I guess that's the short of it.
I would say it comes down to this. Losing to a good GG player is usually just getting knocked down and being mixed up to death. Losing to a good SF player comes down to everything you want to do not working. GG, like MvC and Skullgirls, makes you feel like it's out of your hands. You accept that your mistake was getting hit. And that one mistake can easily lead to death. If you get out of the vortex, great. If not, it happens to everyone and it's a very common occurance in those games. You accept your fate. But SF is slow and painful. You know what you need to do but it's just not working. The other guy just puts up a big stop sign everytime you do something. You know you have options but they're just not working. And it just gets worse as his life lead widens. It's very demoralizing.
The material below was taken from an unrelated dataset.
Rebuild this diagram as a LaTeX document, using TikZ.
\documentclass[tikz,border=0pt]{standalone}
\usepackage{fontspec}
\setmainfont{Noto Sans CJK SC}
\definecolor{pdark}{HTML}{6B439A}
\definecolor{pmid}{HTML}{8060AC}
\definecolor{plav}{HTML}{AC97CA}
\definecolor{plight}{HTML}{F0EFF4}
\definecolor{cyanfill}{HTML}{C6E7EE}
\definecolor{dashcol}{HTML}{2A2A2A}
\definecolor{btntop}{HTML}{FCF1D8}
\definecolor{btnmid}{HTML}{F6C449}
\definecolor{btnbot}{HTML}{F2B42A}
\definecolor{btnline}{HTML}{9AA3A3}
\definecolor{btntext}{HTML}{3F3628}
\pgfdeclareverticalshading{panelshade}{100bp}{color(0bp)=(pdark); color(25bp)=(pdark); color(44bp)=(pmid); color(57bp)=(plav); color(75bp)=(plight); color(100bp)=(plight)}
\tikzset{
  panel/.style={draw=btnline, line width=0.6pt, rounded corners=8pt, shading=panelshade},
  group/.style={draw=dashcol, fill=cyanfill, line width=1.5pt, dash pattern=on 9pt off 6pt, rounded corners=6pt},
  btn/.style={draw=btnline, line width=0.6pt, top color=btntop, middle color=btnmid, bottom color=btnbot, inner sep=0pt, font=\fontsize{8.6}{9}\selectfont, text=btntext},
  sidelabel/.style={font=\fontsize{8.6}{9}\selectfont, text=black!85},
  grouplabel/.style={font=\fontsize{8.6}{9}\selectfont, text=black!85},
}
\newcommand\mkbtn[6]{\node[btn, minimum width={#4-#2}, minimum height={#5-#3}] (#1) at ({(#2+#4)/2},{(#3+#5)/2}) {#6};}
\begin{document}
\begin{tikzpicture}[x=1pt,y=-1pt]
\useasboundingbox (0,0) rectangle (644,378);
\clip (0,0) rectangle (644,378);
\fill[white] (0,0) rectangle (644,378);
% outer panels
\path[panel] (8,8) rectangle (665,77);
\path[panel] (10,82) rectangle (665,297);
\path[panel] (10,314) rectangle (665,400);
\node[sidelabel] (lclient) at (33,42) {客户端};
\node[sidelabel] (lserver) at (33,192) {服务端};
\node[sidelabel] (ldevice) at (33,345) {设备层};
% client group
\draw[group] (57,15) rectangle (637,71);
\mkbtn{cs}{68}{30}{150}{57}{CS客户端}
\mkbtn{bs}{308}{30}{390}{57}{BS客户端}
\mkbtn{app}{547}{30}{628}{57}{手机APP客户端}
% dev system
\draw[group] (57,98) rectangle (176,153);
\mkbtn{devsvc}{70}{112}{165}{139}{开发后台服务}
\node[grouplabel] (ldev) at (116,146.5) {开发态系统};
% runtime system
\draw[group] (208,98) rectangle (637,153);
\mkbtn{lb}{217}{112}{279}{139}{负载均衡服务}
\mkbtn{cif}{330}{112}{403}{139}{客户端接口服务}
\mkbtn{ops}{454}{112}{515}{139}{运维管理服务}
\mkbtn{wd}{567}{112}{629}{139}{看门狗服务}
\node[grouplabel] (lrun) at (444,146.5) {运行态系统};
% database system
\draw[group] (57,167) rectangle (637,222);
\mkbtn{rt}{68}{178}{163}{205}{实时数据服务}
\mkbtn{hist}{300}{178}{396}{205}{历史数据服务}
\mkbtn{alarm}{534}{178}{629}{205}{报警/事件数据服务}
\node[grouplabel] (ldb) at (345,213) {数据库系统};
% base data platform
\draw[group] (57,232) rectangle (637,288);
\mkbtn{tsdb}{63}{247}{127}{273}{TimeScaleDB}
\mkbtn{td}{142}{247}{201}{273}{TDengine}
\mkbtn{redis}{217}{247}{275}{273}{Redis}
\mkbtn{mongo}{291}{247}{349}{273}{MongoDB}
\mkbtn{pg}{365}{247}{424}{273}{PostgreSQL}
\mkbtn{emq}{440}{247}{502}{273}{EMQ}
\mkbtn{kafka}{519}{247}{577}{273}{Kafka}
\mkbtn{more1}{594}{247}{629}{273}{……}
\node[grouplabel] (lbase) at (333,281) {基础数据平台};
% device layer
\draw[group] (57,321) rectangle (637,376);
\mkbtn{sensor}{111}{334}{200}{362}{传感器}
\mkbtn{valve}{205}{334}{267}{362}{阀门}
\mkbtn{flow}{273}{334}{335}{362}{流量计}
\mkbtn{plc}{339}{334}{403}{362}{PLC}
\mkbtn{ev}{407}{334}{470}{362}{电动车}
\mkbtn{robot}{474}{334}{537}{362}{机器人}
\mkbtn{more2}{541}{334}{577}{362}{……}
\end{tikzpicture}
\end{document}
Here's where it gets strange. You end up feeling more hopeless against a good player in SF than you do in GG even though you're actually more helpless in GG. SF gives you more chances to turn the match around. But you feel hopeless when your opponent isn't letting you do anything to gain any momentum. You know you have opportunities so it feels worse. But GG only gives you a few chances and the odds are heavily against you once you get hit in GG so you just hold the L.